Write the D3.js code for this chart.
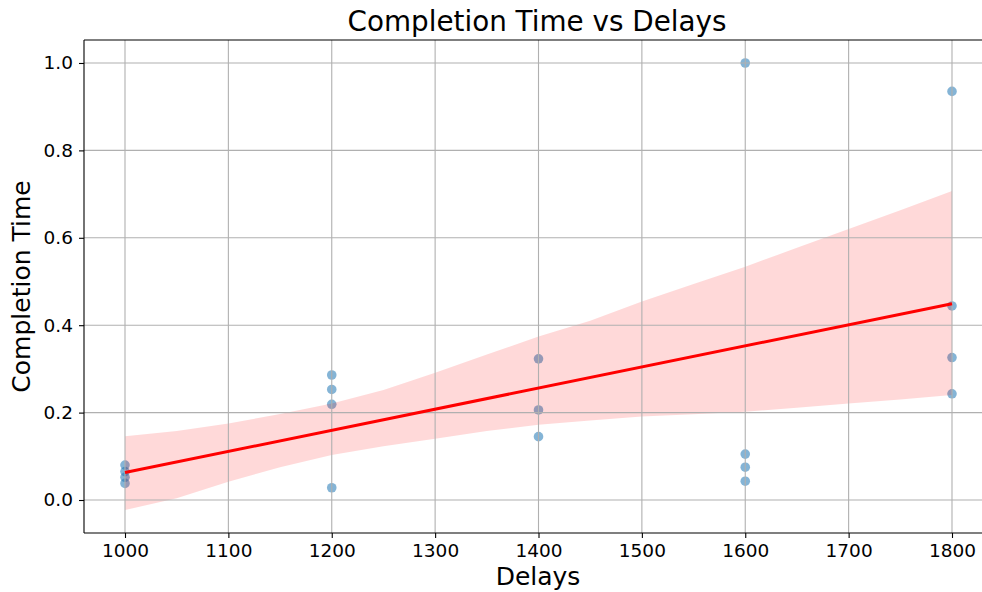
<!DOCTYPE html>
<html>
<head>
<meta charset="utf-8">
<script src="https://cdn.jsdelivr.net/npm/d3@7"></script>
<style>
  html, body { margin: 0; padding: 0; background: #fff; }
  svg { display: block; font-family: "DejaVu Sans", sans-serif; }
</style>
</head>
<body>
<svg id="chart" width="982" height="592"></svg>
<script>
// Observations: delay setting and measured completion time
const delays = [1000, 1000, 1000, 1000,
                1200, 1200, 1200, 1200,
                1400, 1400, 1400,
                1600, 1600, 1600, 1600,
                1800, 1800, 1800, 1800];
const completion = [0.080, 0.065, 0.052, 0.038,
                    0.286, 0.253, 0.219, 0.028,
                    0.323, 0.206, 0.145,
                    1.000, 0.105, 0.075, 0.043,
                    0.935, 0.444, 0.326, 0.243];

// 95% confidence band of the fit (bootstrapped), sampled along x
const bandX    = [1000, 1050, 1100, 1150, 1200, 1250, 1300, 1350, 1400,
                  1450, 1500, 1550, 1600, 1650, 1700, 1750, 1800];
const bandLow  = [-0.023, 0.004, 0.042, 0.075, 0.103, 0.123, 0.140, 0.158, 0.172,
                  0.182, 0.191, 0.196, 0.202, 0.211, 0.221, 0.230, 0.240];
const bandHigh = [0.146, 0.158, 0.175, 0.197, 0.221, 0.252, 0.291, 0.333, 0.374,
                  0.410, 0.454, 0.494, 0.534, 0.577, 0.620, 0.663, 0.707];

const xTicks = [1000, 1100, 1200, 1300, 1400, 1500, 1600, 1700, 1800];
const yTicks = [0.0, 0.2, 0.4, 0.6, 0.8, 1.0];

(function () {
const svg = d3.select("#chart");
const plotLeft = 84, plotTop = 40, plotBottom = 533;

const x = d3.scaleLinear().domain([960, 1840]).range([83.65, 993.35]);
const y = d3.scaleLinear().domain([-0.0755, 1.0526]).range([plotBottom, plotTop]);
const plotRight = x(1840);

// Least-squares fit of completion time on delay
const n = delays.length;
const mx = d3.mean(delays), my = d3.mean(completion);
let sxy = 0, sxx = 0;
for (let i = 0; i < n; i++) {
  sxy += (delays[i] - mx) * (completion[i] - my);
  sxx += (delays[i] - mx) ** 2;
}
const slope = sxy / sxx, intercept = my - slope * mx;
const xMin = d3.min(delays), xMax = d3.max(delays);
const fitLine = [xMin, xMax].map(v => [v, intercept + slope * v]);

// Scatter points
svg.append("g")
  .selectAll("circle")
  .data(delays.map((d, i) => [d, completion[i]]))
  .join("circle")
  .attr("cx", d => x(d[0]))
  .attr("cy", d => y(d[1]))
  .attr("r", 4.8)
  .attr("fill", "#1f77b4")
  .attr("fill-opacity", 0.55);

// Confidence band
const area = d3.area()
  .x((d, i) => x(bandX[i]))
  .y0((d, i) => y(bandLow[i]))
  .y1((d, i) => y(bandHigh[i]));
svg.append("path")
  .datum(bandX)
  .attr("d", area)
  .attr("fill", "#ff0000")
  .attr("fill-opacity", 0.15);

// Grid
const grid = svg.append("g").attr("stroke", "#b0b0b0").attr("stroke-width", 1.1);
grid.selectAll("line.vx").data(xTicks).join("line")
  .attr("x1", d => x(d)).attr("x2", d => x(d))
  .attr("y1", plotTop).attr("y2", plotBottom);
grid.selectAll("line.hy").data(yTicks).join("line")
  .attr("x1", plotLeft).attr("x2", plotRight)
  .attr("y1", d => y(d)).attr("y2", d => y(d));

// Regression line
svg.append("path")
  .datum(fitLine)
  .attr("d", d3.line().x(d => x(d[0])).y(d => y(d[1])))
  .attr("fill", "none")
  .attr("stroke", "#ff0000")
  .attr("stroke-width", 3);

// Axes
const xAxis = d3.axisBottom(x).tickValues(xTicks).tickSize(5).tickPadding(6).tickFormat(d3.format("d"));
const yAxis = d3.axisLeft(y).tickValues(yTicks).tickSize(5).tickPadding(6).tickFormat(d3.format(".1f"));

const gx = svg.append("g").attr("transform", `translate(0,${plotBottom})`).call(xAxis);
const gy = svg.append("g").attr("transform", `translate(${plotLeft},0)`).call(yAxis);
[gx, gy].forEach(g => {
  g.select(".domain").remove();
  g.selectAll(".tick line").attr("stroke", "#000").attr("stroke-width", 1.1);
  g.selectAll(".tick text").attr("fill", "#000")
    .style("font-family", "DejaVu Sans").style("font-size", "18.5px");
});

// Spines
const spines = svg.append("g").attr("stroke", "#000").attr("stroke-width", 1.1);
spines.append("line").attr("x1", plotLeft).attr("x2", plotLeft).attr("y1", plotTop).attr("y2", plotBottom);
spines.append("line").attr("x1", plotLeft).attr("x2", plotRight).attr("y1", plotBottom).attr("y2", plotBottom);
spines.append("line").attr("x1", plotLeft).attr("x2", plotRight).attr("y1", plotTop).attr("y2", plotTop);

// Titles
svg.append("text")
  .attr("x", 537).attr("y", 31)
  .attr("text-anchor", "middle")
  .style("font-size", "27.8px")
  .text("Completion Time vs Delays");

svg.append("text")
  .attr("x", 538).attr("y", 585)
  .attr("text-anchor", "middle")
  .style("font-size", "25px")
  .text("Delays");

svg.append("text")
  .attr("transform", `translate(30,${(plotTop + plotBottom) / 2}) rotate(-90)`)
  .attr("text-anchor", "middle")
  .style("font-size", "25px")
  .text("Completion Time");
})();
</script>
</body>
</html>
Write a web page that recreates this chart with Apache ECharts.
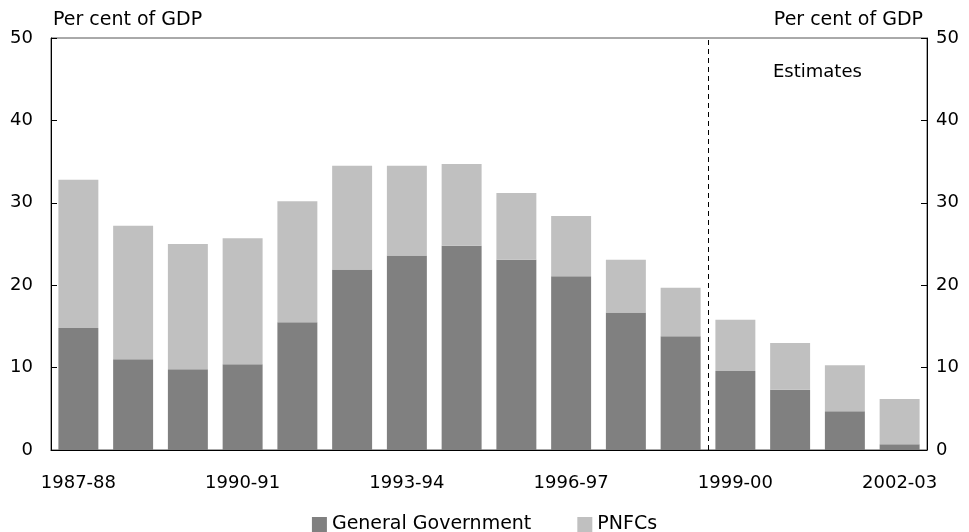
<!DOCTYPE html>
<html lang="en">
<head>
    <meta charset="UTF-8">
    <title>Public sector debt</title>
    <script src="https://cdn.jsdelivr.net/npm/echarts@6/dist/echarts.min.js"></script>
    <style>
        html, body { margin: 0; padding: 0; background: #fff; }
        #main { width: 969px; height: 532px; }
    </style>
</head>
<body>
<div id="main"></div>
<script>
    var years = ['1987-88', '1988-89', '1989-90', '1990-91', '1991-92', '1992-93', '1993-94', '1994-95',
        '1995-96', '1996-97', '1997-98', '1998-99', '1999-00', '2000-01', '2001-02', '2002-03'];
    // general government part of each bar
    var generalGov = [14.8, 11.0, 9.8, 10.4, 15.5, 21.9, 23.6, 24.8, 23.1, 21.1, 16.7, 13.8, 9.6, 7.3, 4.7, 0.7];
    // PNFCs stacked on top
    var pnfcs = [18.0, 16.2, 15.2, 15.3, 14.7, 12.6, 10.9, 9.9, 8.1, 7.3, 6.4, 5.9, 6.2, 5.7, 5.6, 5.5];
    var estimatesFrom = 12; // boundary index where estimates start

    var font = 'DejaVu Sans';
    var chart = echarts.init(document.getElementById('main'));

    var option = {
        animation: false,
        backgroundColor: '#fff',
        textStyle: { fontFamily: font, color: '#000' },
        grid: {
            left: 51, right: 42, top: 38, bottom: 82,
            show: true, borderColor: '#555', borderWidth: 1, backgroundColor: 'transparent'
        },
        graphic: [{
            type: 'text', left: 773, top: 63,
            style: { text: 'Estimates', font: '18px "DejaVu Sans"', fill: '#000' }
        }],
        legend: {
            bottom: -7, left: 'center',
            itemWidth: 15, itemHeight: 15, itemGap: 46,
            icon: 'rect',
            textStyle: { fontFamily: font, fontSize: 19, color: '#000' },
            data: ['General Government', 'PNFCs']
        },
        xAxis: [{
            type: 'category',
            data: years,
            axisLine: { lineStyle: { color: '#000' } },
            axisTick: { inside: true, length: 6, interval: 0, lineStyle: { color: '#000' } },
            axisLabel: { interval: 2, fontSize: 18, color: '#000', margin: 24, fontFamily: font }
        }, {
            type: 'value', min: 0, max: years.length, show: false
        }],
        yAxis: [{
            type: 'value', min: 0, max: 50, interval: 10,
            name: 'Per cent of GDP', nameLocation: 'end', nameGap: 8,
            nameTextStyle: { align: 'left', fontSize: 19, color: '#000', fontFamily: font, padding: [0, 0, 0, 2] },
            axisLine: { show: true, lineStyle: { color: '#000' } },
            axisTick: { show: true, inside: true, length: 6, lineStyle: { color: '#000' } },
            axisLabel: { fontSize: 18, color: '#000', margin: 18, fontFamily: font },
            splitLine: { show: false }
        }, {
            type: 'value', min: 0, max: 50, interval: 10, position: 'right',
            name: 'Per cent of GDP', nameLocation: 'end', nameGap: 8,
            nameTextStyle: { align: 'right', fontSize: 19, color: '#000', fontFamily: font, padding: [0, 4, 0, 0] },
            axisLine: { show: true, lineStyle: { color: '#000' } },
            axisTick: { show: true, inside: true, length: 6, lineStyle: { color: '#000' } },
            axisLabel: { fontSize: 18, color: '#000', margin: 9, fontFamily: font },
            splitLine: { show: false }
        }],
        series: [{
            name: 'General Government',
            type: 'bar', stack: 'total',
            barCategoryGap: '27%',
            itemStyle: { color: '#808080' },
            data: generalGov
        }, {
            name: 'PNFCs',
            type: 'bar', stack: 'total',
            barCategoryGap: '27%',
            itemStyle: { color: '#c0c0c0' },
            data: pnfcs
        }, {
            name: 'boundary',
            type: 'line',
            xAxisIndex: 1,
            yAxisIndex: 0,
            data: [],
            silent: true,
            markLine: {
                silent: true,
                symbol: 'none',
                label: { show: false },
                lineStyle: { color: '#000', type: [5, 4], width: 1 },
                data: [{ xAxis: estimatesFrom }]
            }
        }]
    };
    chart.setOption(option);
</script>
</body>
</html>
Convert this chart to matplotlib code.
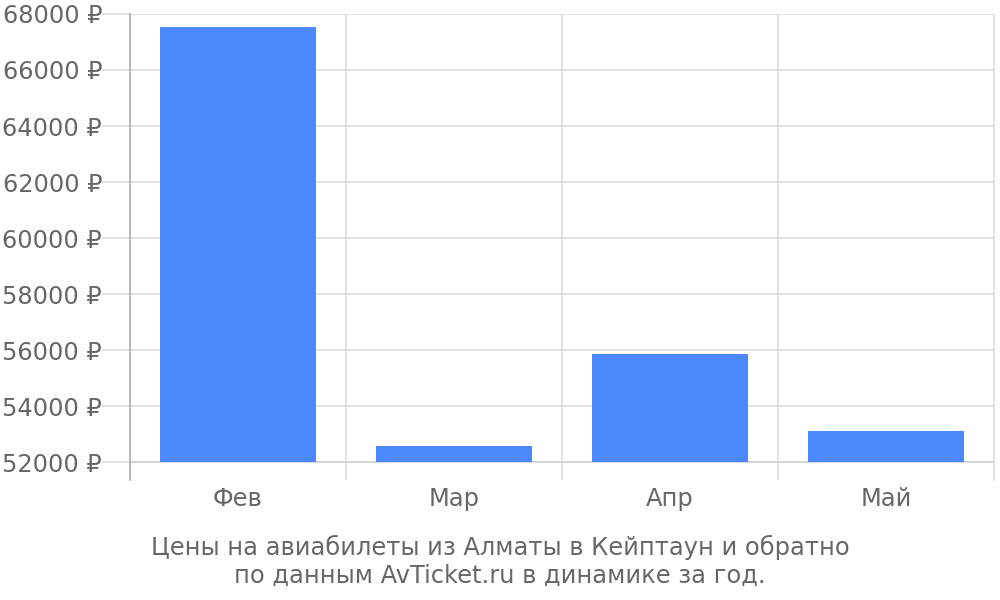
-- -- --
WHAT TO WORK ON
Repeat the listing above from its first line through the line that contains "0.935, 0.444, 0.326, 0.243];", both included, and nothing more. Drop the pictures.

ANSWER
Write the D3.js code for this chart.
<!DOCTYPE html>
<html>
<head>
<meta charset="utf-8">
<script src="https://cdn.jsdelivr.net/npm/d3@7"></script>
<style>
  html, body { margin: 0; padding: 0; background: #fff; }
  svg { display: block; font-family: "DejaVu Sans", sans-serif; }
</style>
</head>
<body>
<svg id="chart" width="982" height="592"></svg>
<script>
// Observations: delay setting and measured completion time
const delays = [1000, 1000, 1000, 1000,
                1200, 1200, 1200, 1200,
                1400, 1400, 1400,
                1600, 1600, 1600, 1600,
                1800, 1800, 1800, 1800];
const completion = [0.080, 0.065, 0.052, 0.038,
                    0.286, 0.253, 0.219, 0.028,
                    0.323, 0.206, 0.145,
                    1.000, 0.105, 0.075, 0.043,
                    0.935, 0.444, 0.326, 0.243];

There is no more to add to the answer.